Search the records for the word "drawn" and report each line that has it.

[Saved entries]

⁂

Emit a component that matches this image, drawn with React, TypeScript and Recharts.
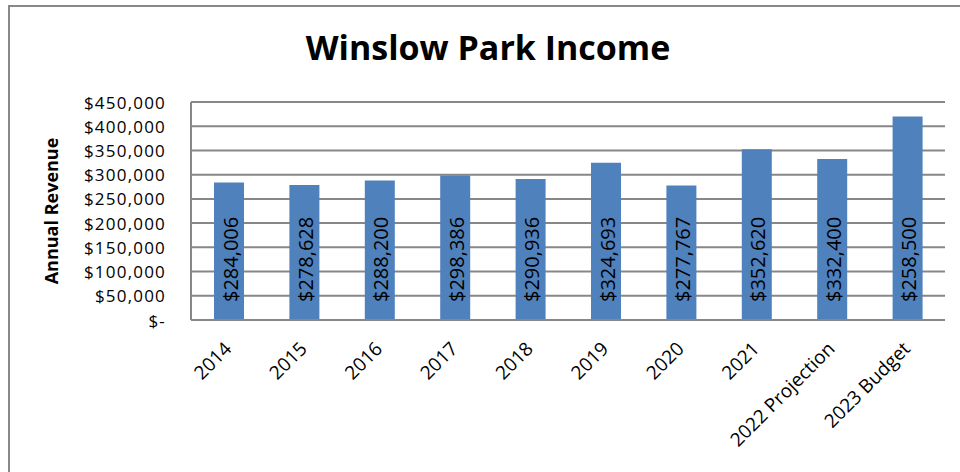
import React from "react";
import { BarChart, Bar, XAxis, YAxis, CartesianGrid, LabelList, Label } from "recharts";

const categories = ["2014", "2015", "2016", "2017", "2018", "2019", "2020", "2021", "2022 Projection", "2023 Budget"];
// bar heights as drawn in the picture
const revenue = [284006, 278628, 288200, 298386, 290936, 324693, 277767, 352620, 332400, 420000];
// text printed inside each bar
const barLabels = ["$284,006", "$278,628", "$288,200", "$298,386", "$290,936", "$324,693", "$277,767", "$352,620", "$332,400", "$258,500"];
const yTicks = [0, 50000, 100000, 150000, 200000, 250000, 300000, 350000, 400000, 450000];

const data = categories.map((name, i) => ({ name, value: revenue[i], label: barLabels[i] }));

const FONT = "'Open Sans', sans-serif";
const GRID = "#878787";

const fmtMoney = (v: number) => (v === 0 ? "$-" : "$" + v.toLocaleString("en-US"));

const YTick = ({ x, y, payload }: any) => (
  <text
    x={x}
    y={y}
    textAnchor="end"
    dominantBaseline="central"
    fontSize={17}
    letterSpacing={1.2}
    fontFamily={FONT}
    fill="#000"
  >
    {fmtMoney(payload.value)}
  </text>
);

const XTick = ({ x, y, payload }: any) => (
  <text
    transform={`translate(${x + 4}, ${y + 30}) rotate(-45)`}
    textAnchor="end"
    fontSize={19}
    fontFamily={FONT}
    fill="#000"
  >
    {payload.value}
  </text>
);

const BarText = ({ x, y, width, height, value }: any) => (
  <text
    transform={`translate(${x + width / 2 + 1}, ${y + height - 18}) rotate(-90)`}
    textAnchor="start"
    dominantBaseline="central"
    fontSize={20}
    fontFamily={FONT}
    fill="#000"
  >
    {value}
  </text>
);

export default function App() {
  return (
    <div style={{ position: "absolute", left: 0, top: 0, width: 960, height: 472, background: "#fff", overflow: "hidden" }}>
      {/* chart frame, cut off at right and bottom */}
      <div style={{ position: "absolute", left: 8, top: 5, width: 1000, height: 600, border: "2px solid #888", boxSizing: "border-box" }} />
      <div
        style={{
          position: "absolute",
          left: 0,
          top: 25,
          width: 976,
          textAlign: "center",
          fontFamily: FONT,
          fontWeight: 700,
          fontSize: 34,
          lineHeight: "44px",
          color: "#000",
        }}
      >
        Winslow Park Income
      </div>
      <div style={{ position: "absolute", left: 0, top: 0 }}>
        <BarChart width={960} height={472} data={data} margin={{ top: 102, right: 15, bottom: 0, left: 81 }}>
          <CartesianGrid vertical={false} stroke={GRID} strokeWidth={2} />
          <XAxis
            dataKey="name"
            height={152}
            interval={0}
            tickLine={false}
            tickSize={0}
            tickMargin={0}
            axisLine={{ stroke: GRID, strokeWidth: 2 }}
            tick={<XTick />}
          />
          <YAxis
            width={110}
            domain={[0, 450000]}
            ticks={yTicks}
            interval={0}
            tickLine={false}
            tickSize={0}
            tickMargin={25}
            axisLine={{ stroke: GRID, strokeWidth: 2 }}
            tick={<YTick />}
          >
            <Label
              value="Annual Revenue"
              angle={-90}
              position="insideLeft"
              offset={0}
              style={{ fontFamily: FONT, fontWeight: 700, fontSize: 18, fill: "#000", textAnchor: "middle" }}
              dx={-29}
            />
          </YAxis>
          <Bar dataKey="value" fill="#4F81BD" barSize={30} isAnimationActive={false}>
            <LabelList dataKey="label" content={<BarText />} />
          </Bar>
        </BarChart>
      </div>
    </div>
  );
}
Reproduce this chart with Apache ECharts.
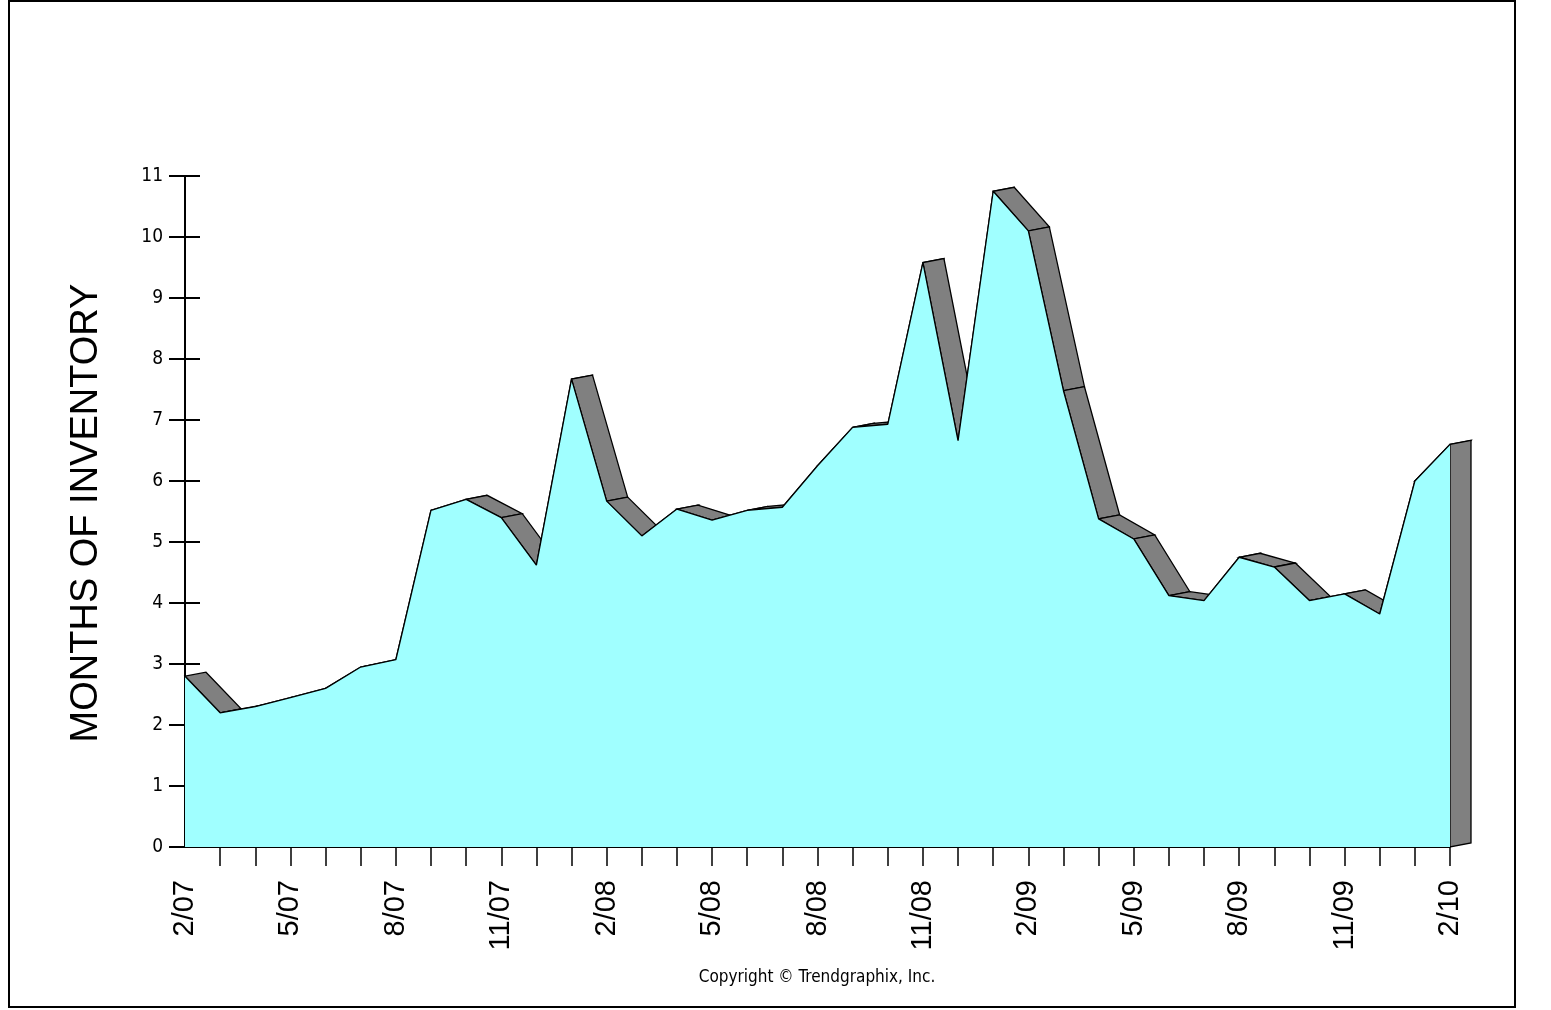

⁂

THE ANSWER -
Emit a component that matches this image, drawn with React, TypeScript and Recharts.
// bar heights as drawn in the picture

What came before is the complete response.